In September, the record industry came as close to a victory is it’s going to get in 2009. Year over year album sales in the month were down only 5.9%, according to Billboard analysis of Nielsen SoundScan data. (For these purposes, September is defined as the four-week period starting August 31 and ending September 27.) September was the first month since April and only the second in 2009 with a single-digit decline in unit album sales. Year to date, album sales are down 13.7% versus 2008 and 23.9% versus 2007.

Track Equivalent Albums (TEAs) were down 3.8% in September. (TEAs combined album sales with digital track sales by dividing the latter by ten. So one album and ten tracks equal two TEAs.) If track sales had not come to a crawl at the midpoint of the year, TEAs would have been flat versus September 2008. But track sales were up only 3.8% year over year in September. They would have needed to increase by an additional 16.4% in September 2009 for TEAs to have matched those in September 2008.

September benefitted from some strong releases. Last year, Metallica’s Death Magnetic, Young Jeezy’s Recession and Ne-Yo’s Year of the Gentlemen were the only releases to top 100,000 units in a week. This year, releases by Pearl Jam, Jay-Z, Muse, Kid Cudi, Whitney Houston, Miley Cyrus and Trey Songz all topped 100,000.

Q3, too, was quite an improvement over the previous quarter. In Q3, album sales were down 11.4% versus Q3 2008 and 23.2% versus Q3 2007. Q2 albums sales were down 15.9% versus Q2 2008 and 25.4% versus Q2 2007.

In terms of value, September’s TEAs were probably very close to September 2008’s TEAs. Because of higher prices captured through variable pricing – which was introduced in May of this year – the value of tracks sold in September probably came very close to matching the value of tracks sold during the month last year. Selling tracks at $1.29 apiece helped close the gap.
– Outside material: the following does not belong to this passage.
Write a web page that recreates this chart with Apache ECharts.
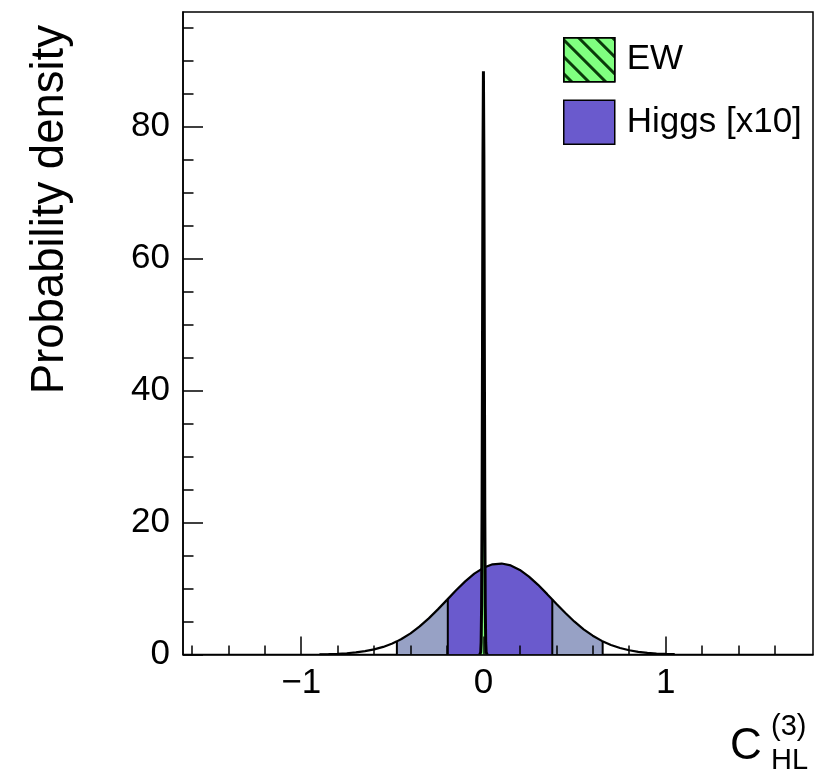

Unit sales are down but higher wholesale prices mean more revenue is generated by each sale. It’s not inconceivable that the value of September’s TEAs was within a few percentage points of last year’s TEA value.

A single-digit album decline for September stands is quite impressive in light of sluggish digital sales this year. After strong growth in earlier years, digital has slowed to a crawl. Ringtone sales are down, digital track sales are barely up versus weekly sales in 2008 and online services are floundering. The slowdown isn’t a fleeting trend, it’s for real.

Earlier this month, Billboard posted an analysis of 2009's digital slowdown. And yesterday, The Orchard referenced less-than-expected digital growth in 2009 in the press release about its decision to cut 20% of staff and implement other cost-savings measures.